The foreign secretary said the joint working group on boundary issue will have to find "an acceptable solution, and once this is done, other problems along the border will be solved."

Trade

Regarding trade imbalance with India, Hemayetuddin said, "Right now what we are thinking is to come out with a basket of goods for which India can provide duty-free or lower duty access under the Bangkok agreement among BIMSTEC countries for Least Developed Countries."

He added, "The Indian side expressed sincerity to address the trade imbalance and the first thing would be to discuss how to bring down para-tariff and non-tariff barriers to Bangladesh's exports to India."

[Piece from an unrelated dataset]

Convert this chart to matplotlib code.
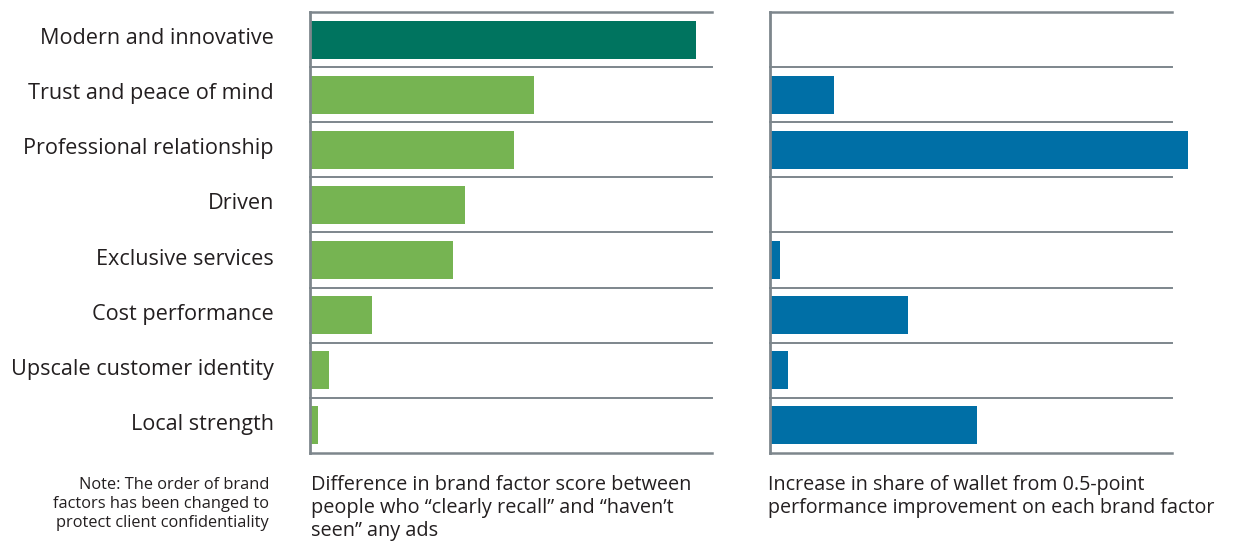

He said Indian Commerce and Industry Minister Kamal Nath made certain proposals on the issue of trade imbalance between the two countries which Bangladesh will examine.

Asked about a bilateral Free Trade Agreement between India and Bangladesh, he said, "We are not averse to FTA. But we need to convince ourselves about the benefits of FTA. We want to be assured that it will not be detrimental to us." He, however, did not mention any date as to when Dhaka can agree to it, adding that the movement towards FTA could be paved if the para-tariff and non-tariff barriers to export of Bangladeshi products to India were removed.

He said the joint working group on trade will examine the goods to be imported from Bangladesh free of duty or at lower duties because there was no point in having a big range of goods from which Bangladesh can export only a few.

Hemayetuddin told reporters that he apprised the Indian side of Bangladesh's concern about India's river-linking project and that the Indian side gave assurance that it will not implement any project that will be harmful for Bangladesh.

On another question, he said the Indian side sought Bangladesh's support for India's candidature for the permanent membership in the UN Security Council. "I replied that this is still in fluid condition and Bangladesh will consider the request," Hemayetuddin said.